When we asked you for your friendly neighbourhood wildlife pictures we never could have imagined that one of the team would get in touch to say that he had more than 11,000 photographs.
But Brian Johnson, Technical Trainer for the Property Team, did just that!
Often our neighbourhood wildlife goes unseen but whilst working from home we’ve all noticed our extraordinary local animal and bird life. Well, Brian is way ahead of us. With motion capture cameras and night vision technology for the past decade he has been photographing the animals and birds that live right under our noses.
Nothing more than curiosity got Brian started. He lives less than three minutes’ walk from Heaton Park and the Reservoir in North Manchester and knew a fox was coming into the garden but did not know how.

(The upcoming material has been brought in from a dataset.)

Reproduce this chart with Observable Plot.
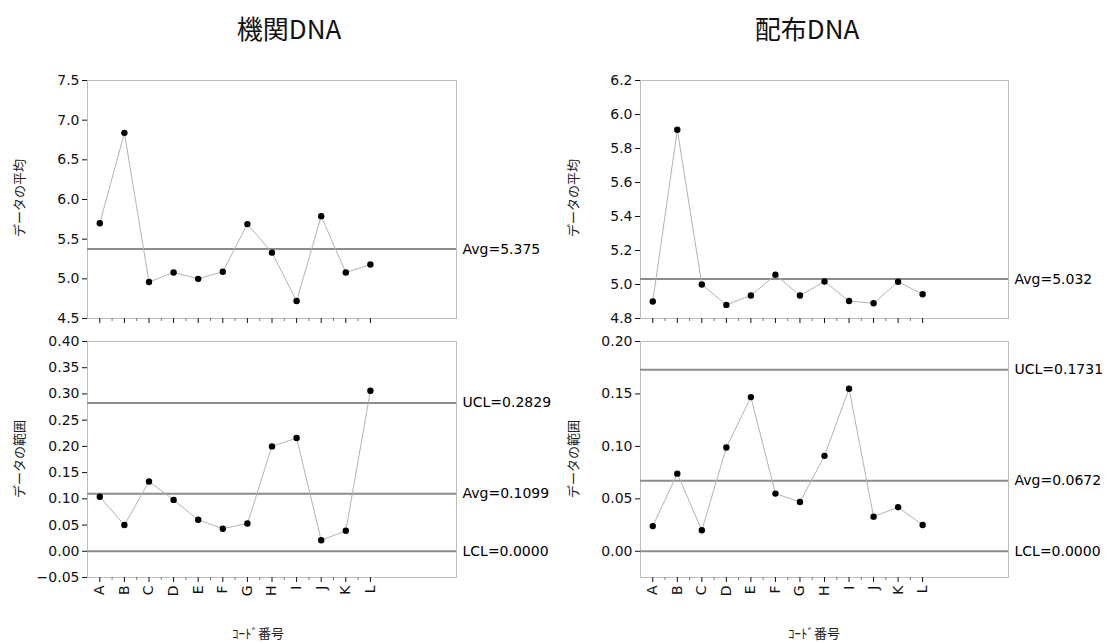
<!DOCTYPE html>
<html><head><meta charset="utf-8">
<script src="https://cdn.jsdelivr.net/npm/d3@7"></script>
<script src="https://cdn.jsdelivr.net/npm/@observablehq/plot@0.6"></script>
<style>
body{margin:0;background:#fff;}
#root{position:relative;width:1111px;height:643px;overflow:hidden;background:#fff;}
.abs{position:absolute;}
.title{font-family:"Noto Sans CJK JP";font-size:26px;color:#111;transform:translate(-50%,-50%);white-space:nowrap;}
.ylab{font-family:"Noto Sans CJK JP";font-size:13px;color:#222;transform:translate(-50%,-50%) rotate(-90deg);white-space:nowrap;}
.xlab{font-family:"Noto Sans CJK JP";font-size:13px;color:#222;transform:translate(-50%,-50%);white-space:nowrap;}
</style></head>
<body><div id="root"></div>
<script>
const categories = ["A","B","C","D","E","F","G","H","I","J","K","L"];

const kikanMean  = [5.70, 6.84, 4.96, 5.08, 5.00, 5.09, 5.69, 5.33, 4.72, 5.79, 5.08, 5.18];
const kikanRange = [0.104, 0.050, 0.133, 0.098, 0.060, 0.043, 0.053, 0.200, 0.216, 0.021, 0.039, 0.306];
const haifuMean  = [4.90, 5.91, 5.00, 4.88, 4.935, 5.057, 4.935, 5.018, 4.903, 4.89, 5.016, 4.943];
const haifuRange = [0.024, 0.074, 0.020, 0.099, 0.147, 0.055, 0.047, 0.091, 0.155, 0.033, 0.042, 0.025];

const kikanMeanCtl  = [{label:"Avg=5.375", value:5.375}];
const kikanRangeCtl = [{label:"UCL=0.2829", value:0.2829},{label:"Avg=0.1099", value:0.1099},{label:"LCL=0.0000", value:0}];
const haifuMeanCtl  = [{label:"Avg=5.032", value:5.032}];
const haifuRangeCtl = [{label:"UCL=0.1731", value:0.1731},{label:"Avg=0.0672", value:0.0672},{label:"LCL=0.0000", value:0}];

const kikanMeanTicks  = [4.5,5.0,5.5,6.0,6.5,7.0,7.5];
const kikanRangeTicks = [-0.05,0,0.05,0.10,0.15,0.20,0.25,0.30,0.35,0.40];
const haifuMeanTicks  = [4.8,5.0,5.2,5.4,5.6,5.8,6.0,6.2];
const haifuRangeTicks = [0,0.05,0.10,0.15,0.20];

const titles = ["機関DNA","配布DNA"];
const yLabels = ["データの平均","データの範囲"];
const xLabel = "ｺｰﾄﾞ番号";

const root = document.getElementById("root");

function addDiv(cls, text, x, y){
  const d = document.createElement("div");
  d.className = "abs " + cls;
  d.textContent = text;
  d.style.left = x + "px";
  d.style.top = y + "px";
  root.appendChild(d);
}

function panel(o){
  const data = o.values.map((v,i)=>({i, v}));
  const idx = categories.map((_,i)=>i);
  const half = categories.slice(0,-1).map((_,i)=>i+0.5);
  const chart = Plot.plot({
    width:o.width, height:o.height,
    marginTop:o.mt, marginBottom:o.mb, marginLeft:o.ml, marginRight:o.mr,
    style:{fontFamily:"DejaVu Sans", fontSize:"14px", background:"transparent", color:"#000"},
    x:{domain:[-0.5,14.5], label:null},
    y:{domain:o.domain, label:null},
    marks:[
      Plot.frame({stroke:"#bdbdbd"}),
      Plot.axisY({ticks:o.ticks, tickFormat:o.fmt, tickSize:5, tickPadding:3, fontSize:14, label:null, color:"#111"}),
      Plot.axisX({ticks:idx, tickFormat: o.labels ? (i=>categories[i]) : (()=>""), tickSize:5, tickPadding:3, tickRotate: o.labels ? -90 : 0, fontSize:14, label:null, color:"#111"}),
      Plot.axisX({ticks:half, tickFormat:()=>"", tickSize:3, label:null, color:"#777"}),
      Plot.ruleY(o.ctl, {y:"value", stroke:"#8c8c8c", strokeWidth:2}),
      Plot.line(data, {x:"i", y:"v", stroke:"#b3b3b3", strokeWidth:1}),
      Plot.dot(data, {x:"i", y:"v", r:3.2, fill:"#000"}),
      Plot.text(o.ctl, {y:"value", text:"label", frameAnchor:"right", dx:6, textAnchor:"start", fontSize:14, fill:"#000"})
    ]
  });
  const wrap = document.createElement("div");
  wrap.className = "abs";
  wrap.style.left = o.left + "px";
  wrap.style.top = o.top + "px";
  wrap.appendChild(chart);
  root.appendChild(wrap);
}

const f1 = d3.format(".1f"), f2 = d3.format(".2f");
const L = {left:0, width:556, ml:87, mr:100};
const R = {left:556, width:555, ml:84, mr:103};
const T = {top:70, height:260, mt:10, mb:12};
const B = {top:330, height:280, mt:11, mb:33};

panel({...L, ...T, values:kikanMean, domain:[4.5,7.5], ticks:kikanMeanTicks, fmt:f1, ctl:kikanMeanCtl, labels:false});
panel({...L, ...B, values:kikanRange, domain:[-0.05,0.40], ticks:kikanRangeTicks, fmt:f2, ctl:kikanRangeCtl, labels:true});
panel({...R, ...T, values:haifuMean, domain:[4.8,6.2], ticks:haifuMeanTicks, fmt:f1, ctl:haifuMeanCtl, labels:false});
panel({...R, ...B, values:haifuRange, domain:[-0.025,0.20], ticks:haifuRangeTicks, fmt:f2, ctl:haifuRangeCtl, labels:true});

addDiv("title", titles[0], 289, 27);
addDiv("title", titles[1], 807, 27);
addDiv("ylab", yLabels[0], 18, 198);
addDiv("ylab", yLabels[1], 18, 459);
addDiv("ylab", yLabels[0], 572, 198);
addDiv("ylab", yLabels[1], 572, 459);
addDiv("xlab", xLabel, 258, 632);
addDiv("xlab", xLabel, 814, 632);
</script>
</body></html>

At night Brian sets up his camera in his enclosed back garden facing the shed or the kitchen window. The animals are attracted by the food that he puts out nearby.
He says: “It is a pure thrill to see the animals and help them food wise as best I can. Also dispelling the myth that foxes are merciless killers! They are very timid.”
The night time camera sometimes takes more than 400 photographs!
Brian says: “What I do is easy as it only requires putting the camera out each night, bringing it in in the morning and downloading the photos.
“I particularly like wild birds but don’t use the night camera for them. I use my other cameras and this requires more skill, patience and silence or else they fly off before being photographed. They don’t pose for you!
“Before lockdown, I used to go into Heaton Park every Sunday morning over the winter months for about three hours to photograph and video all the different birds. I have a ‘rare’ photograph of a Coal Tit eating a peanut out of my hand, which took a lot of patience. Other birds got used to me as well and Great Tits would eat out of my hand and Jays would catch monkey nuts in mid-flight, if thrown high enough to give them time to fly off the branch and swoop down. My favourite garden bird is the male Black Bird and truly wild birds like the Jay or Peregrine Falcon.”
For anyone who would like to start photographing the comings and goings of life in their garden, Brian recommends a good camera that captures on ‘motion’ and preferably in colour. His current camera is a Hawke 14MP nature camera and his previous ones were ‘Wingscapes’ from the Royal Society for the Protection of Birds (RSPB). He has been a member of the RSPB for more than 30 years.
Brian does not get too attached to the wildlife that comes to his garden and he definitely doesn’t name them. Brian says: “You can’t get too attached in case they get killed rather than die naturally. Hedgehogs tend to get squashed and foxes run over by cars. Lockdown has certainly helped alleviate this problem as I definitely have four visiting hedgehogs now and three foxes. There could be more coming at different times and escaping the camera.”
We set Brian the impossible task of picking out some of his favourite photographs and captioning them. It is really time consuming and Brian managed to take a look back through about half of the collection.
He said: “The enclosed are a fraction of those falling into this category. I have some even better ones but it is a question of time finding them!”